Horrorscopes: December 2014

And you thought you were having a bad day... Photo Courtesy: Melisa D.
And you thought you were having a bad day… Photo Courtesy: Melisa D.

It’s a new month and nothing will make things worse than reading your Horrorscope. Some of these Horrorscopes might actually happen and if it’s you that really sucks, but hey; it’s your life and who cares!

Sagittarius: November 22 – December 21
The girl you end up taking out on a date will politely thank you for paying for dinner and inform you that she is indeed married.

Capricorn: December 22 – January 19
How does it feel to get fat burner pills for Christmas?

Aquarius: January 20 – February 18
After watching The Walking Dead while in bed, you’ll hear a noise in the kitchen. You’ll tell yourself that you’re just imagining things. The next morning you’ll find out you’ve actually been robbed.

Pisces: February 19 – March 20
At your family Christmas dinner your mom will let you know that your dad’s pull out game is weak.

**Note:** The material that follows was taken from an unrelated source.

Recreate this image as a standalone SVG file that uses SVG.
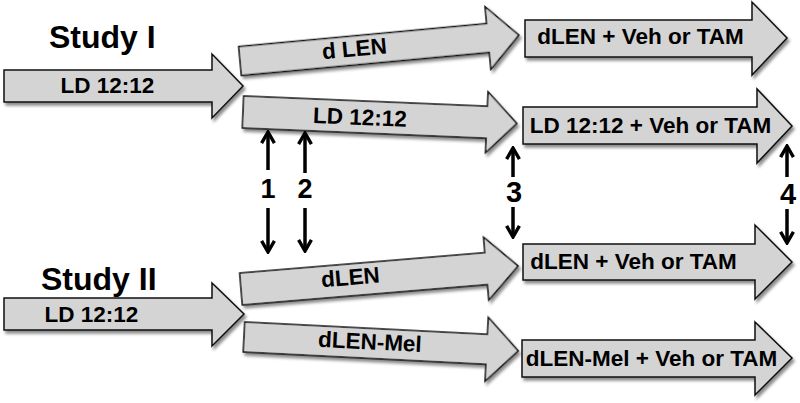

Aries: March 21 – April 19
Relax. It’s OK to receive more calls from people who’ve dialed the wrong number than people you know.

Taurus: April 20 – May 20
You’ll soon find out that one of your girlfriend’s Google searches was “should I admit to cheating or just dump him?”

Gemini: May 21 – June 21
Your sweet tooth will go to a whole new level when you start taking swigs of maple syrup.

Cancer: June 22 – July 22
Your girl will pretend to be reading Braille while touching your chest acne.

Leo: July 23 – August 22
You’ll walk into your bathroom only to find your dad passed out with his pants around his ankles.

Virgo: August 23 – September 22
It might be true that God created you in His likeness. It also might be true that He was feeling crappy that day.

Libra: September 23 – October 22
Your financial situation will take a turn for the worse when you discover that there isn’t any loose change between the sofa cushions.

Scorpio: October 23 – November 21
Your colonoscopy will certainly tell you what you’re made of.